基于自适应特征选择与KNN的网络流量分类研究

李道全,李腾,李玉秀   

  1. 青岛理工大学 信息与控制工程学院,山东 青岛 266520
  • 出版日期:2023-06-15 发布日期:2023-06-15

Research on Network Traffic Classification Based on Adaptive Feature Selection and KNN

LI Daoquan, LI Teng, LI Yuxiu   

  1. School of Information and Control Engineering, Qingdao University of Technology, Qingdao, Shandong 266520, China
  • Online:2023-06-15 Published:2023-06-15

摘要: 随着互联网技术的不断发展,用户可以在手机或电脑上通过各种应用程序访问互联网,但一些恶意程序产生的异常流量给网络环境带来了危害。针对这一问题,提出了一种基于自适应特征选择与改进KNN的网络流量分类模型。通过引进余弦相似度的互信息法设置了特征筛选倾向度对数据集所有特征进行排序,根据每个特征子集的特征适应度选出最优特征子集,根据各类流量之间的类间距离拆解多分类问题,采用改进KNN算法对流量进行分类。实验结果表明,所提方法在样本不均衡的相似类型流量分类问题上提升效果显著,且整体达到了较好的分类性能。

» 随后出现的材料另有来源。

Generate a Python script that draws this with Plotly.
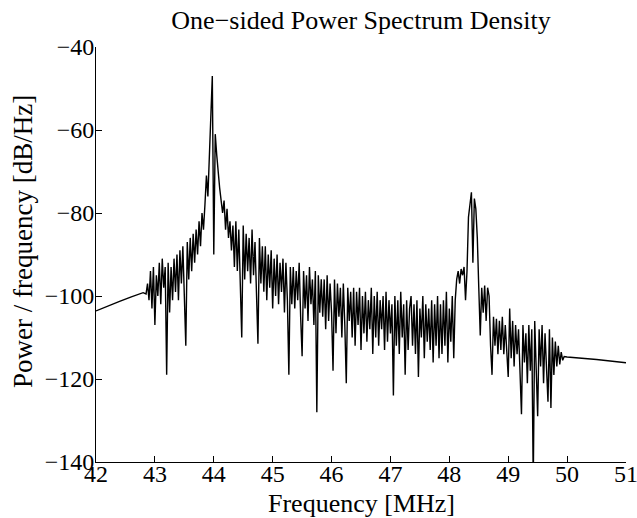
import numpy as np
import plotly.graph_objects as go

# Smooth low-frequency lead-in (MHz, dB/Hz)
head_f = [42.0, 42.2, 42.4, 42.6, 42.8]
head_p = [-103.6, -102.4, -101.3, -100.2, -99.2]

# Dense spectrum region, 25 kHz bins starting at 42.85 MHz
dense_start = 42.85
dense_step = 0.025
seg_a = [-99.5, -97, -101, -94, -103, -93, -107, -95, -100, -92, -102, -91, -98, -93, -119, -92, -104, -93, -101, -91]
seg_b = [-99, -90, -101, -89, -97, -88, -100, -112, -87, -96, -86, -94, -85, -92, -84, -90, -82, -88, -80, -84]
seg_c = [-78, -71, -76, -66, -61, -47, -90, -61, -66, -71, -74, -77, -80, -77, -84, -79, -86, -82, -89, -83]
seg_d = [-93, -82, -94, -84, -95, -110, -83, -96, -85, -94, -86, -97, -84, -95, -87, -98, -111.5, -86, -97, -88]
seg_e = [-99, -88, -101, -90, -98, -89, -103, -91, -100, -90, -102, -92, -99, -91, -104, -92, -101, -119, -93, -102]
seg_f = [-93, -103, -94, -101, -92, -105, -114.5, -94, -103, -95, -106, -93, -102, -96, -107, -94, -128, -95, -104, -96]
seg_g = [-105, -96, -108, -95, -106, -97, -104, -118, -96, -109, -97, -105, -98, -110, -97, -107, -121, -98, -106, -99]
seg_h = [-110, -98, -112, -99, -107, -98, -113, -100, -109, -99, -111, -101, -108, -98, -114, -100, -110, -99, -112, -101]
seg_i = [-108, -100, -113, -99, -111, -101, -109, -102, -124, -100, -112, -101, -114, -99, -110, -102, -119, -101, -113, -103]
seg_j = [-100, -112, -102, -114, -101, -119.5, -103, -110, -100, -115, -102, -111, -103, -113, -101, -116, -102, -112, -100, -115]
seg_k = [-102, -114, -101, -112, -99, -116, -103, -111, -100, -115, -101, -96, -94, -97, -93.5, -95, -93, -101, -94, -81]
seg_l = [-77, -75, -92, -76.5, -79, -86, -98, -109.5, -98, -104, -97.5, -106, -98, -100, -112, -119, -105, -112, -105.5, -114]
seg_m = [-106, -113, -105, -114, -107, -112, -119.5, -103, -115, -106, -117, -107, -114, -108, -118, -128.5, -107, -116, -109, -121]
seg_n = [-107, -118, -108, -145, -106, -120, -129, -108, -117, -107, -121, -109, -116, -125.5, -108, -127, -110, -119, -111, -117]
seg_o = [-112, -116.5, -113.5, -115.5, -114.6]

# Smooth high-frequency tail
tail_f = [50.0, 50.5, 51.0]
tail_p = [-114.7, -115.3, -116.1]

dense_p = (seg_a + seg_b + seg_c + seg_d + seg_e + seg_f + seg_g + seg_h +
           seg_i + seg_j + seg_k + seg_l + seg_m + seg_n + seg_o)
dense_f = [dense_start + i * dense_step for i in range(len(dense_p))]

freq = head_f + dense_f + tail_f
power = head_p + dense_p + tail_p

x_ticks = [42, 43, 44, 45, 46, 47, 48, 49, 50, 51]
y_ticks = [-140, -120, -100, -80, -60, -40]

FONT = "Liberation Serif, Times New Roman, serif"
W, H = 637, 518
ML, MR, MT, MB = 96, 11, 47, 56
PH = H - MT - MB

fig = go.Figure()
fig.add_trace(go.Scatter(x=freq, y=power, mode="lines",
                         line=dict(color="black", width=1.4), showlegend=False))

fig.update_layout(
    width=W, height=H,
    margin=dict(l=ML, r=MR, t=MT, b=MB),
    paper_bgcolor="white", plot_bgcolor="white",
    font=dict(family=FONT, color="black", size=24),
    title=dict(text="One\u2212sided Power Spectrum Density", x=361/637, xanchor="center",
               y=1 - 20/518, yanchor="middle", yref="container",
               font=dict(family=FONT, size=26, color="black")),
    annotations=[
        dict(text="Frequency [MHz]", xref="paper", yref="paper", x=0.5,
             y=-(503 - (H - MB)) / PH, xanchor="center", yanchor="middle",
             showarrow=False, font=dict(family=FONT, size=26, color="black")),
        dict(text="Power / frequency [dB/Hz]", xref="paper", yref="paper",
             x=-(ML - 23) / (W - ML - MR), y=1 - (242 - MT) / PH,
             xanchor="center", yanchor="middle", textangle=-90,
             showarrow=False, font=dict(family=FONT, size=27, color="black")),
    ],
)
fig.update_xaxes(range=[42, 51], tickvals=x_ticks, ticks="inside", ticklen=6,
                 tickcolor="black", showline=True, linecolor="black", linewidth=1,
                 showgrid=False, zeroline=False, mirror=False, automargin=False,
                 ticklabeloverflow="allow", ticklabelstandoff=-10,
                 tickfont=dict(family=FONT, size=24))
fig.update_yaxes(range=[-140, -40], tickvals=y_ticks, ticks="inside", ticklen=6,
                 tickcolor="black", showline=True, linecolor="black", linewidth=1,
                 showgrid=False, zeroline=False, mirror=False, automargin=False,
                 ticklabeloverflow="allow", ticklabelstandoff=-4,
                 tickfont=dict(family=FONT, size=24))

fig.write_html("out.html")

关键词: 流量分类, K近邻法, 特征适应度, 类间距离

Abstract: With the continuous development of Internet technology, users can access the Internet through various applications on mobile phones or computers, but the abnormal traffic generated by some malicious programs has brought harm to network environment. Aiming at this problem, this paper proposes a network traffic classification model based on adaptive feature selection and improved KNN. The feature selection tendency is set up by introducing the mutual information method of cosine similarity to sort all the features of the data set, and then the optimal feature subset is selected according to the feature fitness of each feature subset, and then disassemble the multi-classification problem according to the interclass distance between various types of traffic, and finally uses the improved KNN algorithm to classify the traffic. The experimental results show that the proposed method has a significant improvement effect on the classification of similar types of traffic with uneven samples, and achieves a better classification performance overall.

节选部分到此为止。